Bukele decided to let logic prevail, arrest the gang members, and put them in prison. He was more concerned about the rights of street vendors, business owners, school children, working people, and ordinary citizens than he was about the rights of violent criminals.

The state of emergency he declared in 2022, and has renewed several times since, suspends the constitutional rights of the gang members and bypasses the corrupt courts and justice system, which had allowed the criminals to reign for decades. Since then, 75,000 gang members have been arrested, and 7,000 have been released.

Believe me, there’s a lot to be said in support about measures like those of Nayib Bukele.  After all:

Bukele claimed that his country went 365 days without a murder. And while the exact number has been called into question, it is an indisputable fact that the country now has the lowest murder rate it has seen in 30 years, plummeting by 70%, and now stands at only 2.4 per 100,000 in 2023, making it the second lowest in the Americas, just behind Canada.

Okay, maybe that worked in El Salvador, which started off being a shithole country, and just dug itself a deeper one over decades of corruption and your standard Third-World degeneracy.  Desperate measures were called for.

But the U.S. has never been a shithole country, in no small part because of the protections that our Constitution affords everybody — and not just non-gang members, either.

I am profoundly disturbed by the tone of articles such as the one I’ve linked to and quoted from in this post.  Of course I can see the benefits of actions like that of Bukele.

But I can also see how that kind of thing can be turned around and used against, oh, people like MAGA supporters or, for that matter, gun owners.

And to quote a wise man (not a politician, but a playwright), who saw where this could lead:

“William Roper: “So, now you give the Devil the benefit of law!”

Sir Thomas More: “Yes! What would you do? Cut a great road through the law to get after the Devil?”

William Roper: “Yes, I’d cut down every law in England to do that!”

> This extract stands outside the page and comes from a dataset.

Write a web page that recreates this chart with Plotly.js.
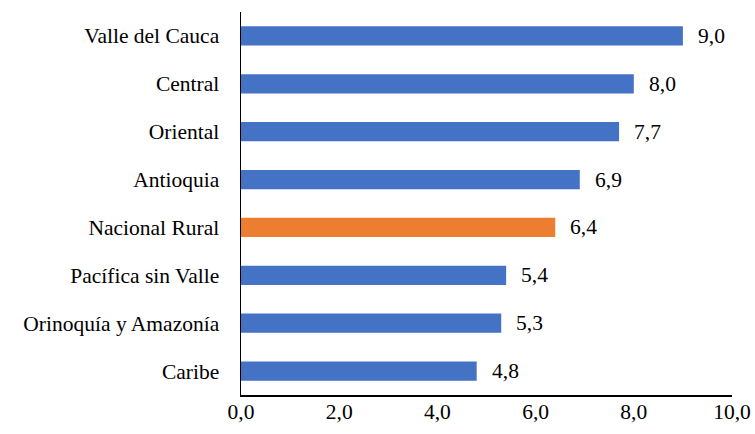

Sir Thomas More: “Oh? And when the last law was down, and the Devil turned ’round on you, where would you hide, Roper, the laws all being flat? This country is planted thick with laws, from coast to coast, Man’s laws, not God’s! And if you cut them down, and you’re just the man to do it, do you really think you could stand upright in the winds that would blow then? Yes, I’d give the Devil benefit of law, for my own safety’s sake!”